The FeedCorpus is a corpus with about 300 million words, which was compiled and completed in early 2013. It comprises of the content posted on particular feeds which were discovered using the technique (Feed Corpus: An Ever Growing Up-To-Date Corpus) during the time 2012–2013. The content hence was downloaded from the internet using smart crawling techniques. The documents in the corpus contain the following meta fields:
- “meta” – Contains the Meta information such as the headings, etc. of the Feed from where the content is taken
- “tld” – Contains the top-level domain information on the content URL.
- “quarter” – Contains the quarter in which the content was posted. For e.g., 2012q1 means the First quarter of the year 2012.
- “month” – Contains the month along with the year in which the content was posted. For e.g., 2013-01 refers to January 2013.
- “content_url” – Contains the URL from the where the content was downloaded.
- “time” – Contains the timestamp information when the content URL was posted on the feed link.

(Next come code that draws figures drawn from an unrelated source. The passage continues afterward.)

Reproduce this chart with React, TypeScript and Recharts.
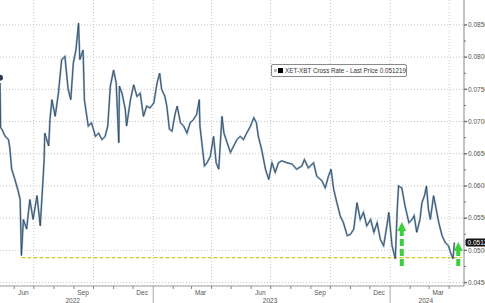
import {
  LineChart,
  Line,
  XAxis,
  YAxis,
  CartesianGrid,
  ReferenceLine,
  ReferenceDot,
} from 'recharts'

const dates = [
  '2022-05-10', '2022-05-11', '2022-05-13', '2022-05-18', '2022-05-23', '2022-05-25', '2022-05-28',
  '2022-06-02', '2022-06-07', '2022-06-10', '2022-06-12', '2022-06-13', '2022-06-15', '2022-06-20',
  '2022-06-25', '2022-06-30', '2022-07-06', '2022-07-11', '2022-07-15', '2022-07-17', '2022-07-18',
  '2022-07-24', '2022-07-26', '2022-07-29', '2022-08-03', '2022-08-08', '2022-08-13', '2022-08-18',
  '2022-08-23', '2022-08-27', '2022-08-31', '2022-09-04', '2022-09-08', '2022-09-10', '2022-09-15',
  '2022-09-17', '2022-09-20', '2022-09-23', '2022-09-28', '2022-10-04', '2022-10-09', '2022-10-14',
  '2022-10-19', '2022-10-23', '2022-10-27', '2022-11-01', '2022-11-05', '2022-11-09', '2022-11-10',
  '2022-11-14', '2022-11-19', '2022-11-21', '2022-11-27', '2022-12-02', '2022-12-07', '2022-12-12',
  '2022-12-17', '2022-12-22', '2022-12-27', '2023-01-02', '2023-01-07', '2023-01-11', '2023-01-14',
  '2023-01-19', '2023-01-22', '2023-01-26', '2023-01-30', '2023-02-04', '2023-02-07', '2023-02-12',
  '2023-02-17', '2023-02-22', '2023-02-27', '2023-03-04', '2023-03-09', '2023-03-13', '2023-03-14',
  '2023-03-17', '2023-03-21', '2023-03-25', '2023-03-30', '2023-04-04', '2023-04-08', '2023-04-12',
  '2023-04-17', '2023-04-20', '2023-04-25', '2023-04-30', '2023-05-05', '2023-05-10', '2023-05-15',
  '2023-05-20', '2023-05-25', '2023-05-31', '2023-06-05', '2023-06-09', '2023-06-12', '2023-06-17',
  '2023-06-23', '2023-06-28', '2023-07-03', '2023-07-08', '2023-07-13', '2023-07-18', '2023-07-26',
  '2023-08-03', '2023-08-10', '2023-08-18', '2023-08-22', '2023-08-28', '2023-09-05', '2023-09-10',
  '2023-09-18', '2023-09-23', '2023-09-28', '2023-10-02', '2023-10-06', '2023-10-11', '2023-10-16',
  '2023-10-21', '2023-10-27', '2023-11-01', '2023-11-06', '2023-11-11', '2023-11-16', '2023-11-21',
  '2023-11-26', '2023-12-02', '2023-12-07', '2023-12-12', '2023-12-17', '2023-12-22', '2023-12-27',
  '2023-12-30', '2024-01-04', '2024-01-09', '2024-01-12', '2024-01-14', '2024-01-19', '2024-01-24',
  '2024-01-30', '2024-02-04', '2024-02-07', '2024-02-11', '2024-02-16', '2024-02-19', '2024-02-23',
  '2024-02-26', '2024-02-29', '2024-03-03', '2024-03-08', '2024-03-12', '2024-03-16', '2024-03-21',
  '2024-03-26', '2024-03-31', '2024-04-03', '2024-04-07', '2024-04-09',
]

const rates = [
  0.0768, 0.0690, 0.0688, 0.0677, 0.0672, 0.0660, 0.0626,
  0.0610, 0.0592, 0.0579, 0.0492, 0.0510, 0.0548, 0.0533,
  0.0579, 0.0548, 0.0585, 0.0538, 0.0605, 0.0641, 0.0682,
  0.0662, 0.0703, 0.0734, 0.0708, 0.0744, 0.0796, 0.0801,
  0.0750, 0.0734, 0.0791, 0.0811, 0.0853, 0.0796, 0.0811,
  0.0734, 0.0713, 0.0693, 0.0698, 0.0677, 0.0682, 0.0672,
  0.0677, 0.0693, 0.0755, 0.0780, 0.0760, 0.0667, 0.0755,
  0.0744, 0.0719, 0.0693, 0.0734, 0.0757, 0.0739, 0.0744,
  0.0708, 0.0724, 0.0721, 0.0729, 0.0760, 0.0775, 0.0750,
  0.0739, 0.0724, 0.0688, 0.0685, 0.0713, 0.0724, 0.0698,
  0.0693, 0.0682, 0.0698, 0.0703, 0.0711, 0.0734, 0.0693,
  0.0667, 0.0631, 0.0636, 0.0646, 0.0677, 0.0636, 0.0626,
  0.0708, 0.0682, 0.0667, 0.0652, 0.0662, 0.0672, 0.0677,
  0.0672, 0.0682, 0.0693, 0.0706, 0.0698, 0.0677, 0.0657,
  0.0626, 0.0610, 0.0636, 0.0621, 0.0636, 0.0639, 0.0636,
  0.0634, 0.0626, 0.0631, 0.0641, 0.0628, 0.0636, 0.0615,
  0.0608, 0.0597, 0.0615, 0.0626, 0.0595, 0.0574, 0.0554,
  0.0543, 0.0523, 0.0525, 0.0533, 0.0574, 0.0548, 0.0559,
  0.0538, 0.0548, 0.0528, 0.0543, 0.0517, 0.0507, 0.0538,
  0.0559, 0.0507, 0.0487, 0.0564, 0.0600, 0.0597, 0.0569,
  0.0543, 0.0548, 0.0554, 0.0528, 0.0548, 0.0574, 0.0585,
  0.0600, 0.0564, 0.0548, 0.0585, 0.0564, 0.0543, 0.0523,
  0.0512, 0.0507, 0.0497, 0.0487, 0.051219,
]

const yMajor = [0.045, 0.05, 0.055, 0.06, 0.065, 0.07, 0.075, 0.08, 0.085]
const quarterDates = ['2022-07-01', '2022-10-01', '2023-01-01', '2023-04-01', '2023-07-01', '2023-10-01', '2024-01-01', '2024-04-01']
const monthLabelDates = ['2022-06-15', '2022-09-15', '2022-12-15', '2023-03-15', '2023-06-15', '2023-09-15', '2023-12-15', '2024-03-15']
const monthLabels = ['Jun', 'Sep', 'Dec', 'Mar', 'Jun', 'Sep', 'Dec', 'Mar']
const yearLabelDates = ['2022-08-30', '2023-06-30', '2024-02-25']
const yearLabels = ['2022', '2023', '2024']

// support level and the two bounce arrows
const supportLevel = 0.04887
const supportFrom = '2022-06-12'
const supportTo = '2024-04-20'
const arrowDates = ['2024-01-19', '2024-04-15']
const arrowBottoms = [0.04757, 0.04757]
const arrowBases = [0.05299, 0.04989]

const FONT = '"Liberation Sans", Arial, sans-serif'
const domain: [number, number] = [Date.UTC(2022, 4, 10), Date.UTC(2024, 3, 23, 20)]
const data = dates.map((d, i) => ({ t: Date.parse(d), v: rates[i] }))
const lastPrice = rates[rates.length - 1]

const monthTicks: number[] = []
for (let y = 2022, m = 5; y < 2024 || m <= 3; m++) {
  if (m > 11) { m = 0; y++ }
  monthTicks.push(Date.UTC(y, m, 1))
}
const yTicks: number[] = []
yMajor.forEach((v, i) => {
  yTicks.push(v)
  if (i < yMajor.length - 1) yTicks.push(v + 0.0025)
})

// eslint-disable-next-line @typescript-eslint/no-explicit-any
const MonthTick = ({ x, y, payload }: any) => {
  const jan = new Date(payload.value).getUTCMonth() === 0
  return <line x1={x} x2={x} y1={y} y2={y + (jan ? 17 : 3)} stroke={jan ? '#aaa' : '#888'} strokeWidth={1} />
}

// eslint-disable-next-line @typescript-eslint/no-explicit-any
const TextTick = ({ x, y, index, labels, dy }: any) => (
  <text x={x} y={y + dy} textAnchor="middle" fontSize={6.5} fontFamily={FONT} fill="#555">
    {labels[index] ?? ''}
  </text>
)

// eslint-disable-next-line @typescript-eslint/no-explicit-any
const PriceTick = ({ x, y, payload }: any) => {
  const major = Math.round(payload.value * 10000) % 50 === 0
  return (
    <g>
      <line x1={x} x2={x + (major ? 3 : 2)} y1={y} y2={y} stroke="#777" strokeWidth={major ? 1.5 : 1} />
      {major && (
        <text x={x + 4} y={y + 2.3} fontSize={6.5} fontFamily={FONT} fill="#555">
          {payload.value.toFixed(4)}
        </text>
      )}
    </g>
  )
}

// eslint-disable-next-line @typescript-eslint/no-explicit-any
const PriceTag = ({ viewBox }: any) => {
  const x = viewBox.x + viewBox.width + 1.5
  const y = viewBox.y
  return (
    <g>
      <rect x={x} y={y - 4} width={30} height={8} rx={2} fill="#111" />
      <text x={x + 2} y={y + 2.3} fontSize={6.5} fontFamily={FONT} fill="#fff">
        {lastPrice.toFixed(4)}
      </text>
    </g>
  )
}

// eslint-disable-next-line @typescript-eslint/no-explicit-any
const ArrowHead = ({ cx, cy }: any) => (
  <polygon points={`${cx - 4.5},${cy} ${cx + 4.5},${cy} ${cx},${cy - 9}`} fill="#3ccf3c" />
)

export default function App() {
  return (
    <div style={{ width: 485, height: 303, overflow: 'hidden', position: 'relative', background: '#fff' }}>
      <style>{'body{margin:0}'}</style>
      <LineChart width={505} height={303} data={data} margin={{ top: 0, right: 0, bottom: 0, left: 0 }}>
        <CartesianGrid
          xAxisId="main"
          stroke="#c4c4c4"
          strokeDasharray="1 2"
          horizontalValues={yMajor}
          verticalValues={quarterDates.map((d) => Date.parse(d))}
        />
        <XAxis
          xAxisId="main"
          dataKey="t"
          type="number"
          domain={domain}
          allowDataOverflow
          ticks={monthTicks}
          interval={0}
          height={4}
          axisLine={{ stroke: '#999' }}
          tickLine={false}
          tickSize={0}
          tickMargin={0}
          tick={<MonthTick />}
        />
        <XAxis
          xAxisId="mon"
          dataKey="t"
          type="number"
          domain={domain}
          allowDataOverflow
          ticks={monthLabelDates.map((d) => Date.parse(d))}
          interval={0}
          height={7}
          axisLine={false}
          tickLine={false}
          tickSize={0}
          tickMargin={0}
          tick={<TextTick labels={monthLabels} dy={4.5} />}
        />
        <XAxis
          xAxisId="yr"
          dataKey="t"
          type="number"
          domain={domain}
          allowDataOverflow
          ticks={yearLabelDates.map((d) => Date.parse(d))}
          interval={0}
          height={6}
          axisLine={false}
          tickLine={false}
          tickSize={0}
          tickMargin={0}
          tick={<TextTick labels={yearLabels} dy={5.5} />}
        />
        <YAxis
          orientation="right"
          domain={[0.04447, 0.08887]}
          allowDataOverflow
          ticks={yTicks}
          interval={0}
          width={41}
          axisLine={{ stroke: '#888' }}
          tickLine={false}
          tickSize={0}
          tickMargin={0}
          tick={<PriceTick />}
        />
        <ReferenceLine
          xAxisId="main"
          segment={[
            { x: Date.parse(supportFrom), y: supportLevel },
            { x: Date.parse(supportTo), y: supportLevel },
          ]}
          stroke="#d6c832"
          strokeWidth={1.3}
          strokeDasharray="4 2"
        />
        <Line
          xAxisId="main"
          dataKey="v"
          stroke="#8fb0cb"
          strokeWidth={2}
          strokeLinejoin="miter"
          dot={false}
          isAnimationActive={false}
        />
        <Line
          xAxisId="main"
          dataKey="v"
          stroke="#2c3d4e"
          strokeWidth={0.8}
          strokeLinejoin="miter"
          dot={false}
          isAnimationActive={false}
        />
        {arrowDates.map((d, i) => (
          <ReferenceLine
            key={'s' + d}
            xAxisId="main"
            segment={[
              { x: Date.parse(d), y: arrowBottoms[i] },
              { x: Date.parse(d), y: arrowBases[i] },
            ]}
            stroke="#3ccf3c"
            strokeWidth={4}
            strokeDasharray="7 3"
          />
        ))}
        {arrowDates.map((d, i) => (
          <ReferenceDot key={'h' + d} xAxisId="main" x={Date.parse(d)} y={arrowBases[i]} shape={<ArrowHead />} />
        ))}
        <ReferenceLine xAxisId="main" y={lastPrice} stroke="none" label={<PriceTag />} />
      </LineChart>
      <div
        style={{
          position: 'absolute',
          left: 271,
          top: 64,
          width: 134,
          height: 11,
          border: '1px solid #8a8a8a',
          borderRadius: 2,
          background: '#fff',
          display: 'flex',
          alignItems: 'center',
          fontFamily: FONT,
          fontSize: 6.3,
          color: '#333',
          whiteSpace: 'nowrap',
        }}
      >
        <span style={{ width: 3, height: 3, background: '#bbb', marginLeft: 2, marginRight: 1 }} />
        <span style={{ width: 5, height: 5, background: '#000', marginRight: 2 }} />
        <span>XET-XBT Cross Rate - Last Price {lastPrice.toFixed(6)}</span>
      </div>
    </div>
  )
}
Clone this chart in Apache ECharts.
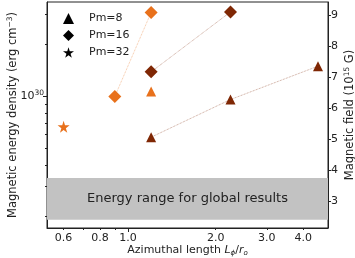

- “feed_source_url”– Contains the source feed URL where the content URL was posted.
- “domain” – Contains the domain to which the content_url belongs.
- “year” – Contains the year in which the content was posted. For e.g. 2012, 2013 etc.
To support searches by lemma and part of speech, the corpus has been annotated with lemmas and PoS tags using TreeTagger, see the Tagset documentation.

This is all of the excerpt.